# Written instruction
Reproduce the listing exactly and skip over any pictures.

# Supplied data

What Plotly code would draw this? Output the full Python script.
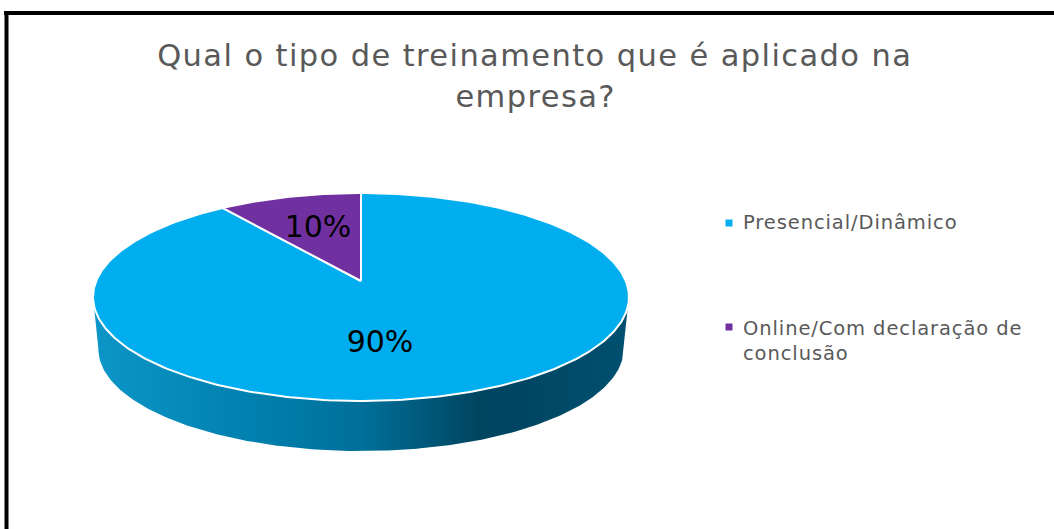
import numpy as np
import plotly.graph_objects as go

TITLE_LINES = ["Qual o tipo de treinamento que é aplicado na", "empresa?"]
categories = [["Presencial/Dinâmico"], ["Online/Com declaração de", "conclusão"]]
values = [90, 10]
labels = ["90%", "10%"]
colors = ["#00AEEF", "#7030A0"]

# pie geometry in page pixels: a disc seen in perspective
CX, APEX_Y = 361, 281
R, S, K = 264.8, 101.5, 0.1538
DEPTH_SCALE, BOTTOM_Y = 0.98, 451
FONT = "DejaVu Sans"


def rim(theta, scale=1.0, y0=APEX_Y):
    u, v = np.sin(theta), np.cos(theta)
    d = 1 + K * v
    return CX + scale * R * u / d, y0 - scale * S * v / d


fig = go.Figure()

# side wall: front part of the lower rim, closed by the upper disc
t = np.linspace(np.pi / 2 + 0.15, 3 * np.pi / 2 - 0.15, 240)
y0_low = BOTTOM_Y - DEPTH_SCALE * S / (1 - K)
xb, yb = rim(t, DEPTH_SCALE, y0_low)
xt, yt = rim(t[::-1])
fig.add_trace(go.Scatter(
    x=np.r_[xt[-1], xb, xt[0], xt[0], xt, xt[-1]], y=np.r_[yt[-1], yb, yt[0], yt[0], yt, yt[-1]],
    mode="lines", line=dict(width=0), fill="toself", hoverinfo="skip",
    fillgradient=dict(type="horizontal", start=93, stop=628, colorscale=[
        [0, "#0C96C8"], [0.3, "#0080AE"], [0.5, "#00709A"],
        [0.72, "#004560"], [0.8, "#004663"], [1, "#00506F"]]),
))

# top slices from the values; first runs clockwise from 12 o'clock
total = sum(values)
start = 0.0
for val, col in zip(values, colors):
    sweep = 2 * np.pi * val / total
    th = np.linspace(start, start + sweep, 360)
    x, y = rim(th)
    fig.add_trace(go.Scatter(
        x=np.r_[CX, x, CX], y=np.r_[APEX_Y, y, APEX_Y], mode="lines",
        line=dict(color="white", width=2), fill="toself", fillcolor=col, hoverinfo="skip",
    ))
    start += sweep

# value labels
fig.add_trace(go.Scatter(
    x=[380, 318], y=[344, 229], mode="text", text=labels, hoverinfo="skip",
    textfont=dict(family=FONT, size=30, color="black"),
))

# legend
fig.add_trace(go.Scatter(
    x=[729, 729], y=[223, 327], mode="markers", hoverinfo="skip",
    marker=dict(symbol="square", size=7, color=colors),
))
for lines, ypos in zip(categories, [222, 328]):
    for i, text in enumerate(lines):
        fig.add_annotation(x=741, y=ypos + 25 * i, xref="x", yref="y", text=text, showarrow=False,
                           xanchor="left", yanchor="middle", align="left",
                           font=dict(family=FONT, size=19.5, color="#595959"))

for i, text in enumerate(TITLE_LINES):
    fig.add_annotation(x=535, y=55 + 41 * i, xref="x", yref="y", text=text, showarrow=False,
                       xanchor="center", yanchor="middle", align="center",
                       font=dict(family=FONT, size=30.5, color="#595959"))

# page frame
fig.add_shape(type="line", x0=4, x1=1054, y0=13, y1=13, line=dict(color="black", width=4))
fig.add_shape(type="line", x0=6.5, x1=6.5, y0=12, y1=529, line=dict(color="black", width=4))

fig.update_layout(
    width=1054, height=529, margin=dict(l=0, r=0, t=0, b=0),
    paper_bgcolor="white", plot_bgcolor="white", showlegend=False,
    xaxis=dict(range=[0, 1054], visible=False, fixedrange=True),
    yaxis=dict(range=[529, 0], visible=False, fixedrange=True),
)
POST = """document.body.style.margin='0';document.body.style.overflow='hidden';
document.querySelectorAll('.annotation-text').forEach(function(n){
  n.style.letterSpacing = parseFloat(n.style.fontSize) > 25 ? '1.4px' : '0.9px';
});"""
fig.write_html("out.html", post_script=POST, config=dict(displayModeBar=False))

# Solved exercise
What Plotly code would draw this? Output the full Python script.
import numpy as np
import plotly.graph_objects as go

TITLE_LINES = ["Qual o tipo de treinamento que é aplicado na", "empresa?"]
categories = [["Presencial/Dinâmico"], ["Online/Com declaração de", "conclusão"]]
values = [90, 10]
labels = ["90%", "10%"]
colors = ["#00AEEF", "#7030A0"]

# pie geometry in page pixels: a disc seen in perspective
CX, APEX_Y = 361, 281
R, S, K = 264.8, 101.5, 0.1538
DEPTH_SCALE, BOTTOM_Y = 0.98, 451
FONT = "DejaVu Sans"


def rim(theta, scale=1.0, y0=APEX_Y):
    u, v = np.sin(theta), np.cos(theta)
    d = 1 + K * v
    return CX + scale * R * u / d, y0 - scale * S * v / d


fig = go.Figure()

# side wall: front part of the lower rim, closed by the upper disc
t = np.linspace(np.pi / 2 + 0.15, 3 * np.pi / 2 - 0.15, 240)
y0_low = BOTTOM_Y - DEPTH_SCALE * S / (1 - K)
xb, yb = rim(t, DEPTH_SCALE, y0_low)
xt, yt = rim(t[::-1])
fig.add_trace(go.Scatter(
    x=np.r_[xt[-1], xb, xt[0], xt[0], xt, xt[-1]], y=np.r_[yt[-1], yb, yt[0], yt[0], yt, yt[-1]],
    mode="lines", line=dict(width=0), fill="toself", hoverinfo="skip",
    fillgradient=dict(type="horizontal", start=93, stop=628, colorscale=[
        [0, "#0C96C8"], [0.3, "#0080AE"], [0.5, "#00709A"],
        [0.72, "#004560"], [0.8, "#004663"], [1, "#00506F"]]),
))

# top slices from the values; first runs clockwise from 12 o'clock
total = sum(values)
start = 0.0
for val, col in zip(values, colors):
    sweep = 2 * np.pi * val / total
    th = np.linspace(start, start + sweep, 360)
    x, y = rim(th)
    fig.add_trace(go.Scatter(
        x=np.r_[CX, x, CX], y=np.r_[APEX_Y, y, APEX_Y], mode="lines",
        line=dict(color="white", width=2), fill="toself", fillcolor=col, hoverinfo="skip",
    ))
    start += sweep

# value labels
fig.add_trace(go.Scatter(
    x=[380, 318], y=[344, 229], mode="text", text=labels, hoverinfo="skip",
    textfont=dict(family=FONT, size=30, color="black"),
))

# legend
fig.add_trace(go.Scatter(
    x=[729, 729], y=[223, 327], mode="markers", hoverinfo="skip",
    marker=dict(symbol="square", size=7, color=colors),
))
for lines, ypos in zip(categories, [222, 328]):
    for i, text in enumerate(lines):
        fig.add_annotation(x=741, y=ypos + 25 * i, xref="x", yref="y", text=text, showarrow=False,
                           xanchor="left", yanchor="middle", align="left",
                           font=dict(family=FONT, size=19.5, color="#595959"))

for i, text in enumerate(TITLE_LINES):
    fig.add_annotation(x=535, y=55 + 41 * i, xref="x", yref="y", text=text, showarrow=False,
                       xanchor="center", yanchor="middle", align="center",
                       font=dict(family=FONT, size=30.5, color="#595959"))

# page frame
fig.add_shape(type="line", x0=4, x1=1054, y0=13, y1=13, line=dict(color="black", width=4))
fig.add_shape(type="line", x0=6.5, x1=6.5, y0=12, y1=529, line=dict(color="black", width=4))

fig.update_layout(
    width=1054, height=529, margin=dict(l=0, r=0, t=0, b=0),
    paper_bgcolor="white", plot_bgcolor="white", showlegend=False,
    xaxis=dict(range=[0, 1054], visible=False, fixedrange=True),
    yaxis=dict(range=[529, 0], visible=False, fixedrange=True),
)
POST = """document.body.style.margin='0';document.body.style.overflow='hidden';
document.querySelectorAll('.annotation-text').forEach(function(n){
  n.style.letterSpacing = parseFloat(n.style.fontSize) > 25 ? '1.4px' : '0.9px';
});"""
fig.write_html("out.html", post_script=POST, config=dict(displayModeBar=False))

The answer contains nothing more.